There are other benefits as well. Can you think of one or two we haven’t mentioned?

Considerations When Forming Your Committee

Committee Status. Your security governance committee it is not and should not become an information technology (IT) governance committee. IT is a subset of security, not the other way around. Security is a significant business risk and top-level management concern—not just an IT problem.

Committee Membership. To enable the best strategic decision-making possible, make the security governance committee as inclusive as it needs to be. Roles appropriate for committee members include the chief information security officer, IT director, and corporate risk manager.

Directors of the organization’s functional lines should be included, such as human resources, accounting, and finance, research and development, production, marketing. If the organization has satellite locations, it’s appropriate to include regional directors and other key field managers. The point is to have thorough representation at high-enough levels.

Committee Agility. Be prepared to adjust membership as security priorities shift over time, to ensure appropriate stakeholders are engaged. This will ensure the committee remains relevant and timely, and also help to effectively target security spending.

Committee Management. Plan to meet quarterly at a minimum. It’s important to communicate the purpose of the committee, its corporate charter, and its membership. Responsibilities should be assigned as evenly as feasible among members, and all should be encouraged to actively engage. Use agendas to keep your meetings focused and adhere to them to avoid losing the attention of your busy committee members. And when communicating with committee members, make every effort to be even-handed and speak in business terms as you moderate the committee toward effective solutions and decisions.

A security governance committee is at the heart of any effective security program. It helps to integrate all aspects of an organization’s security in a cohesive, holistic manner to enable optimal decision-making. As such, it is vitally important to the security of your organization at every level.

Need Help?

Many organizations understand the need for a security governance committee but are unable to dedicate the resources to establishing the committee, developing the charter, and managing the committee so it can do its job. Outsourcing these tasks to an expert is a popular and viable option.

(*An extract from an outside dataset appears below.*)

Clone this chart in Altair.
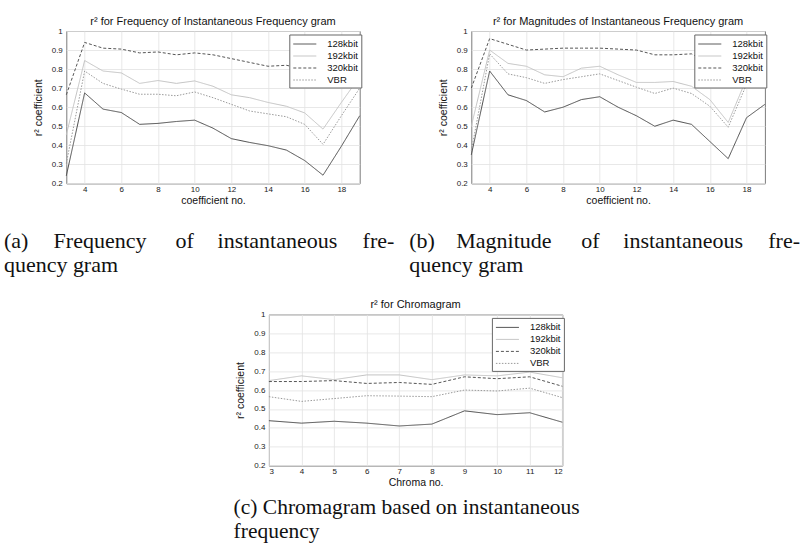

In particular, a Virtual Chief Information Security Officer (VCISO) is an ideal catalyst to ensure that the security governance committee is properly formed and understands its responsibilities to the organization and its various stakeholders. The VCISO will assist in developing your committee charter, outlining and assigning responsibilities, and guiding and advising in other ways.

Summary

In general terms, governance is the act of administering, directing or guiding a program, institution, city, or nation. Security governance is the process of overseeing the security and cybersecurity teams who are responsible for mitigating an organization’s business risks.

Security teams do not operate unilaterally. Security programs have many moving parts and require high-level oversight. A security governance program provides authoritative attention and collaborative guidance across those moving parts to ensure an integrated, holistic approach to security for the entire organization.

At the center of a security governance program is the security governance committee, whose roles encompass information security, regulatory compliance, and collaboration and steering. Without such a committee, an organization’s security program is likely to lack focus and management support and result in sub-optimal decision-making.